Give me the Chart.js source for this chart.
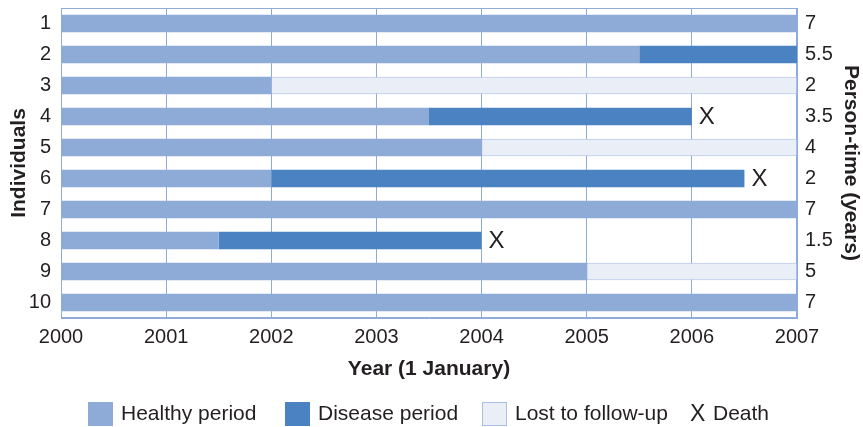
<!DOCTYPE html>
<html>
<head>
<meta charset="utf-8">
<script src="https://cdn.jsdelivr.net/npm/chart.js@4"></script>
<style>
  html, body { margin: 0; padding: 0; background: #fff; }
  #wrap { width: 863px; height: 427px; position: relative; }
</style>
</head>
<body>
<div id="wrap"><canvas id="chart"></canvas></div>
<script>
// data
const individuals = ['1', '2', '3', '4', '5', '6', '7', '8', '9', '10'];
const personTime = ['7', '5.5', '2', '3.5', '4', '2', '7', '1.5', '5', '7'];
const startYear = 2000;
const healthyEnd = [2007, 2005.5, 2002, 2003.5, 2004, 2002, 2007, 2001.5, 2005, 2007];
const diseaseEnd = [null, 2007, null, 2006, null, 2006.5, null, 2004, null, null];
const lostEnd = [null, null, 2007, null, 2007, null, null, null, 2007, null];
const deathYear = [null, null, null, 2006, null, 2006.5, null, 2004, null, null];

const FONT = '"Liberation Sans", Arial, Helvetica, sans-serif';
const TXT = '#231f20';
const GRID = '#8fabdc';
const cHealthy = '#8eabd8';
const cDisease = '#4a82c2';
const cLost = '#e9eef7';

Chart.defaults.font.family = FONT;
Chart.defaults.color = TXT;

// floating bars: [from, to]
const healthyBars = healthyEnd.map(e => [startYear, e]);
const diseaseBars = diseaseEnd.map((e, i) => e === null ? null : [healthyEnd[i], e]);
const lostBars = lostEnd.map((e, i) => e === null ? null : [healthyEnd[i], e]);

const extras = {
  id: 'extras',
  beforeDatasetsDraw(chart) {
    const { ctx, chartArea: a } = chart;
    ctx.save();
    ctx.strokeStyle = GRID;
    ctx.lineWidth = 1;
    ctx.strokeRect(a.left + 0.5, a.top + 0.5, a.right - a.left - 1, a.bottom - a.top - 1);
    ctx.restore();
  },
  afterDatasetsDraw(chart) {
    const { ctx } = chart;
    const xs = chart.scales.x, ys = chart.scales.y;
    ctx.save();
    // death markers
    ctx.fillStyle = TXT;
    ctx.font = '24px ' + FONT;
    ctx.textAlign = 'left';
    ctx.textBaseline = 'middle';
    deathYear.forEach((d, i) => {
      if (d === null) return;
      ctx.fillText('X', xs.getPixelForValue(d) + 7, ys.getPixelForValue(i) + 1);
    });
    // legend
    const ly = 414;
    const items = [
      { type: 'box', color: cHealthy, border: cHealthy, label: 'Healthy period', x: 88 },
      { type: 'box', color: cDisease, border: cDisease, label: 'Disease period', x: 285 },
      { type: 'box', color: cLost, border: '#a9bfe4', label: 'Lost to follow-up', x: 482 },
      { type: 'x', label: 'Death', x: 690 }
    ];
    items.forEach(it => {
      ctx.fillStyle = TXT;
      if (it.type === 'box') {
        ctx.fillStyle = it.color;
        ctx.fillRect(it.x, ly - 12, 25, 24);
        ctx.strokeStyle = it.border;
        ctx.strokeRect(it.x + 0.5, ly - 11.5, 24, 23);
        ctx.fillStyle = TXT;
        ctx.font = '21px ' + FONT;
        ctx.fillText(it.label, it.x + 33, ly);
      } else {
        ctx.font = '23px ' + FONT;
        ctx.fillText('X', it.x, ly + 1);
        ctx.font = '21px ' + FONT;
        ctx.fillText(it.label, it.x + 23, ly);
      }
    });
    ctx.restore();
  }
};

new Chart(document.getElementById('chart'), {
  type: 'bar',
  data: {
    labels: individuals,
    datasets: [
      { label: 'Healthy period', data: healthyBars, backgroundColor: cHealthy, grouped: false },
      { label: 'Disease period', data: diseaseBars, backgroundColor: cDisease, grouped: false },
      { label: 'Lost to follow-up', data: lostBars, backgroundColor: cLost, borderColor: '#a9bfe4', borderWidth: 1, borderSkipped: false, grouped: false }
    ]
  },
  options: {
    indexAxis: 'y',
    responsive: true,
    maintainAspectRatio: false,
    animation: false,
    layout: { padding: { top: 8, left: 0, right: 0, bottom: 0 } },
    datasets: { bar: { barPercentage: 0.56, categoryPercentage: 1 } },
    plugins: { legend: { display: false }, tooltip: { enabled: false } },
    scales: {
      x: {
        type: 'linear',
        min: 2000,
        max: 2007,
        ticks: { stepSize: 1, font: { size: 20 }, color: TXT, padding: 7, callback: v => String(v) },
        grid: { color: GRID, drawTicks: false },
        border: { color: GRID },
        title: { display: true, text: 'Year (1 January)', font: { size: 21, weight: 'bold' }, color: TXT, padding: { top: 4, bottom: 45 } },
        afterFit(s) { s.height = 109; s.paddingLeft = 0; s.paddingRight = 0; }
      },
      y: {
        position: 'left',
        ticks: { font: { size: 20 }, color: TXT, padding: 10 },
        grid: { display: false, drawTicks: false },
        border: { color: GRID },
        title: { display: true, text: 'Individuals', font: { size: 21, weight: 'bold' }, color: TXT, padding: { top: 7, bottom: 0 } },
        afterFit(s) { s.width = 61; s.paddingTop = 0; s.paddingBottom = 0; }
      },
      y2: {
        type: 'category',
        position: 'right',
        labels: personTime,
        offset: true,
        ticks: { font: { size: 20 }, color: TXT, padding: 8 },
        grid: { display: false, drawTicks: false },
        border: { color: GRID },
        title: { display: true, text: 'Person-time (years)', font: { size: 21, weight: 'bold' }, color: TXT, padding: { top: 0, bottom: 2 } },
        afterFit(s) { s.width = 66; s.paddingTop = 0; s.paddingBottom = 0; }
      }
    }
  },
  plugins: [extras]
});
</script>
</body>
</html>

***

▶ **EXERCISE PROMPT**
Omit the pictures and give the material again, exactly and in full.

▶ **EXERCISE ANSWER**
Give me the Chart.js source for this chart.
<!DOCTYPE html>
<html>
<head>
<meta charset="utf-8">
<script src="https://cdn.jsdelivr.net/npm/chart.js@4"></script>
<style>
  html, body { margin: 0; padding: 0; background: #fff; }
  #wrap { width: 863px; height: 427px; position: relative; }
</style>
</head>
<body>
<div id="wrap"><canvas id="chart"></canvas></div>
<script>
// data
const individuals = ['1', '2', '3', '4', '5', '6', '7', '8', '9', '10'];
const personTime = ['7', '5.5', '2', '3.5', '4', '2', '7', '1.5', '5', '7'];
const startYear = 2000;
const healthyEnd = [2007, 2005.5, 2002, 2003.5, 2004, 2002, 2007, 2001.5, 2005, 2007];
const diseaseEnd = [null, 2007, null, 2006, null, 2006.5, null, 2004, null, null];
const lostEnd = [null, null, 2007, null, 2007, null, null, null, 2007, null];
const deathYear = [null, null, null, 2006, null, 2006.5, null, 2004, null, null];

const FONT = '"Liberation Sans", Arial, Helvetica, sans-serif';
const TXT = '#231f20';
const GRID = '#8fabdc';
const cHealthy = '#8eabd8';
const cDisease = '#4a82c2';
const cLost = '#e9eef7';

Chart.defaults.font.family = FONT;
Chart.defaults.color = TXT;

// floating bars: [from, to]
const healthyBars = healthyEnd.map(e => [startYear, e]);
const diseaseBars = diseaseEnd.map((e, i) => e === null ? null : [healthyEnd[i], e]);
const lostBars = lostEnd.map((e, i) => e === null ? null : [healthyEnd[i], e]);

const extras = {
  id: 'extras',
  beforeDatasetsDraw(chart) {
    const { ctx, chartArea: a } = chart;
    ctx.save();
    ctx.strokeStyle = GRID;
    ctx.lineWidth = 1;
    ctx.strokeRect(a.left + 0.5, a.top + 0.5, a.right - a.left - 1, a.bottom - a.top - 1);
    ctx.restore();
  },
  afterDatasetsDraw(chart) {
    const { ctx } = chart;
    const xs = chart.scales.x, ys = chart.scales.y;
    ctx.save();
    // death markers
    ctx.fillStyle = TXT;
    ctx.font = '24px ' + FONT;
    ctx.textAlign = 'left';
    ctx.textBaseline = 'middle';
    deathYear.forEach((d, i) => {
      if (d === null) return;
      ctx.fillText('X', xs.getPixelForValue(d) + 7, ys.getPixelForValue(i) + 1);
    });
    // legend
    const ly = 414;
    const items = [
      { type: 'box', color: cHealthy, border: cHealthy, label: 'Healthy period', x: 88 },
      { type: 'box', color: cDisease, border: cDisease, label: 'Disease period', x: 285 },
      { type: 'box', color: cLost, border: '#a9bfe4', label: 'Lost to follow-up', x: 482 },
      { type: 'x', label: 'Death', x: 690 }
    ];
    items.forEach(it => {
      ctx.fillStyle = TXT;
      if (it.type === 'box') {
        ctx.fillStyle = it.color;
        ctx.fillRect(it.x, ly - 12, 25, 24);
        ctx.strokeStyle = it.border;
        ctx.strokeRect(it.x + 0.5, ly - 11.5, 24, 23);
        ctx.fillStyle = TXT;
        ctx.font = '21px ' + FONT;
        ctx.fillText(it.label, it.x + 33, ly);
      } else {
        ctx.font = '23px ' + FONT;
        ctx.fillText('X', it.x, ly + 1);
        ctx.font = '21px ' + FONT;
        ctx.fillText(it.label, it.x + 23, ly);
      }
    });
    ctx.restore();
  }
};

new Chart(document.getElementById('chart'), {
  type: 'bar',
  data: {
    labels: individuals,
    datasets: [
      { label: 'Healthy period', data: healthyBars, backgroundColor: cHealthy, grouped: false },
      { label: 'Disease period', data: diseaseBars, backgroundColor: cDisease, grouped: false },
      { label: 'Lost to follow-up', data: lostBars, backgroundColor: cLost, borderColor: '#a9bfe4', borderWidth: 1, borderSkipped: false, grouped: false }
    ]
  },
  options: {
    indexAxis: 'y',
    responsive: true,
    maintainAspectRatio: false,
    animation: false,
    layout: { padding: { top: 8, left: 0, right: 0, bottom: 0 } },
    datasets: { bar: { barPercentage: 0.56, categoryPercentage: 1 } },
    plugins: { legend: { display: false }, tooltip: { enabled: false } },
    scales: {
      x: {
        type: 'linear',
        min: 2000,
        max: 2007,
        ticks: { stepSize: 1, font: { size: 20 }, color: TXT, padding: 7, callback: v => String(v) },
        grid: { color: GRID, drawTicks: false },
        border: { color: GRID },
        title: { display: true, text: 'Year (1 January)', font: { size: 21, weight: 'bold' }, color: TXT, padding: { top: 4, bottom: 45 } },
        afterFit(s) { s.height = 109; s.paddingLeft = 0; s.paddingRight = 0; }
      },
      y: {
        position: 'left',
        ticks: { font: { size: 20 }, color: TXT, padding: 10 },
        grid: { display: false, drawTicks: false },
        border: { color: GRID },
        title: { display: true, text: 'Individuals', font: { size: 21, weight: 'bold' }, color: TXT, padding: { top: 7, bottom: 0 } },
        afterFit(s) { s.width = 61; s.paddingTop = 0; s.paddingBottom = 0; }
      },
      y2: {
        type: 'category',
        position: 'right',
        labels: personTime,
        offset: true,
        ticks: { font: { size: 20 }, color: TXT, padding: 8 },
        grid: { display: false, drawTicks: false },
        border: { color: GRID },
        title: { display: true, text: 'Person-time (years)', font: { size: 21, weight: 'bold' }, color: TXT, padding: { top: 0, bottom: 2 } },
        afterFit(s) { s.width = 66; s.paddingTop = 0; s.paddingBottom = 0; }
      }
    }
  },
  plugins: [extras]
});
</script>
</body>
</html>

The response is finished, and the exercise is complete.